Cass. civ. n. 12608/1997
Per il disposto dell'art. 157 c.p.c. la nullità non può essere opposta dalla parte che vi ha dato causa e, quindi, in caso di mancata integrazione del contraddittorio dalla parte che abbia omesso la notifica dell'atto di impugnazione al proprio litisconsorte.
Cass. civ. n. 8232/1997
Dalla disamina della (complessa) disciplina delle nullità processuali può desumersi il principio generale secondo cui la mancanza di una pronuncia «costitutiva» di nullità da parte del giudice procedente consente, all'atto processuale viziato (in via assoluta o relativa), di produrre, comunque, i suoi effetti, con la conseguenza che, al fine di addivenire alla detta pronuncia, il giudicante deve rilevare la nullità, se assoluta, (al più tardi) prima di pronunziarsi nel merito della res dubia, e, se relativa, per effetto della tempestiva denunzia fattane dalla parte (che non vi abbia dato causa) nei termini di cui all'art. 157 (e, comunque, prima della sentenza).

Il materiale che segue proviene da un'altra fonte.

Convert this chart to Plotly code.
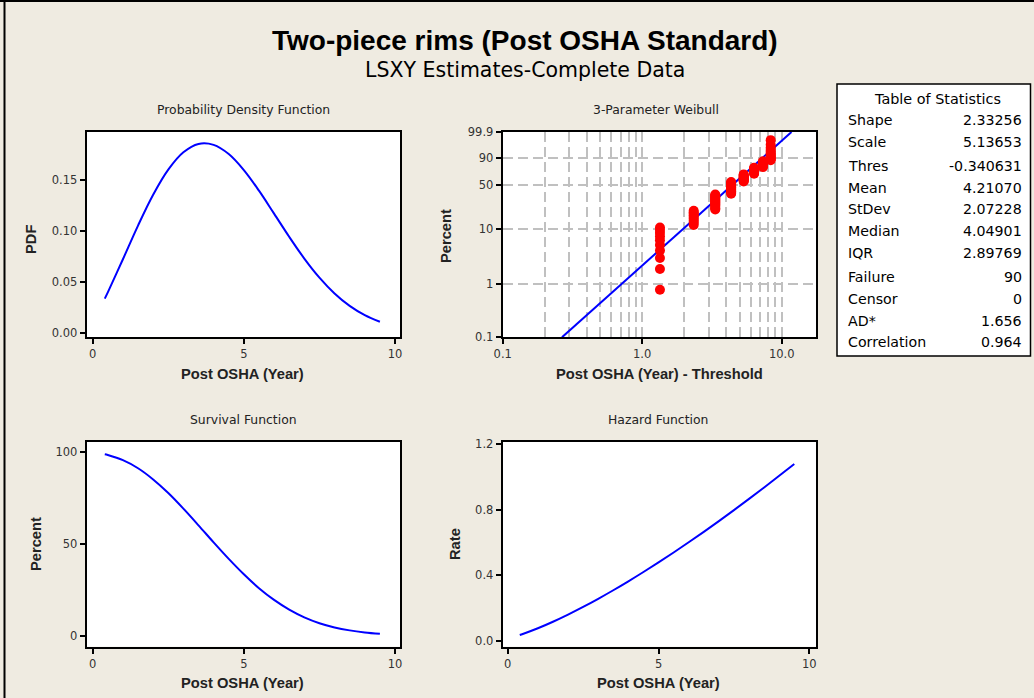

La mancanza di tale attività di rilevazione da parte del giudice di primo grado comporta la formazione, in seno alla resa pronuncia di merito, di una sottostante ed implicita statuizione di regolarità formale del processo, rimediabile soltanto attraverso il tempestivo esperimento dei rituali mezzi di impugnazione (non totalmente devolutivi) dell'appello e del ricorso per cassazione, il cui utile esercizio postula una specifica, espressa deduzione dell'errore che si assume viziare la pronuncia impugnata, pena la formazione di un giudicato (cosiddetto «interno»), ostativo, per il giudice del gravame, ad ogni ulteriore verifica ex officio della regolarità del primo giudizio (salve le ipotesi tassativamente previste dagli artt. 354 e 375 c.p.c.).
Cass. civ. n. 7088/1992
La nullità della consulenza tecnica d'ufficio per non essere stata data alle parti ed ai loro difensori la comunicazione della data di inizio delle operazioni peritali, avendo carattere relativo, resta sanata se non opposta nella prima udienza successiva al deposito, per tale intendendosi anche l'udienza di mero rinvio. A tal fine, poiché tale nullità della consulenza tecnica emerge da atti estranei alla consulenza stessa esistenti nel fascicolo d'ufficio, basta la notizia dell'avvenuto deposito della consulenza a comportare l'onere per la parte ignara dell'inizio delle operazioni di eccepire la nullità.
Cass. civ. n. 12008/1991
La sanatoria della nullità della consulenza, in relazione al comportamento della parte interessata che ometta di opporla alla prima udienza successiva alla data del deposito dell'elaborato peritale (art. 157 secondo comma c.p.c.), postula la possibilità, in detta udienza, di avere adeguata cognizione dell'elaborato stesso. Pertanto, ove tale possibilità difetti, a causa della sostanziale contestualità di quell'udienza con il deposito (nella specie, in quanto tenuta nel medesimo giorno), si deve ritenere esclusa la suddetta sanatoria in presenza di un'eccezione di nullità formulata all'udienza immediatamente seguente.